WOLFSBURG (dpa-AFX) - Volkswagen AG's (VKW.L, VLKAF.PK, VOW.BE) agreement to pay 652 U.S. auto dealerships for losses caused by its diesel-cheating scheme will cost the carmaker about $1.2 billion, Bloomberg reported a person familiar with the matter.
That will raise Volkswagen's settlements to resolve U.S. lawsuits that include those by car owners and regulators to $16.5 billion, with the automaker still facing investor claims and possible criminal charges.
Under the deal announced in court Thursday, the company will buy back unfixable used vehicles under the same terms as those given consumers and independent dealers. VW agreed to make cash payments and provide additional benefits to the dealers to resolve their claims, the report said.
Volkswagen reached a $14.7 billion agreement with car owners and U.S. and California regulators that calls for buying back or fixing 480,000 Volkswagens with 2.0-liter engines.
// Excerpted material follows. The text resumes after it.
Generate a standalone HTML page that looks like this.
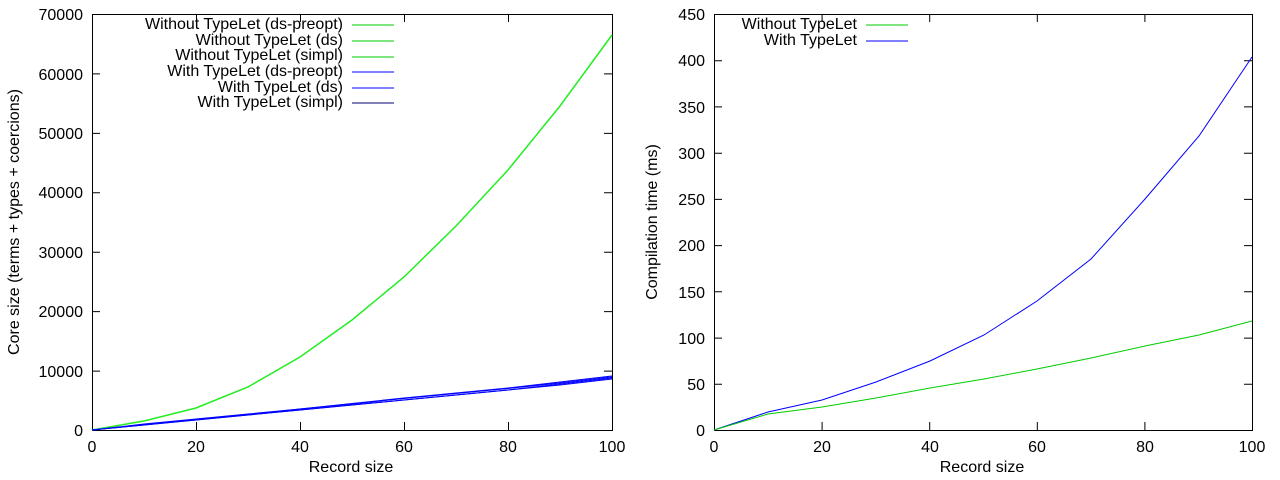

The company is also on the hook for $603 million it agreed to pay 44 states, and it faces more state government claims and investor class actions in the U.S., lawsuits in Germany and South Korea and possible criminal penalties in all three countries.
U.S. District Judge Charles Breyer, who last month gave preliminary approval to the carmaker's settlement covering the 2-liter models, pressed on Thursday for a solution for vehicles with 3.0-liter engines. Those models include the Volkswagen Touareg, Porsche Cayenne and Audi Q5.
Breyer ordered the company to file a plan for fixing the 3-liter engines and proof that it works to U.S. regulators by Octeber 24 and report back to him on November 3.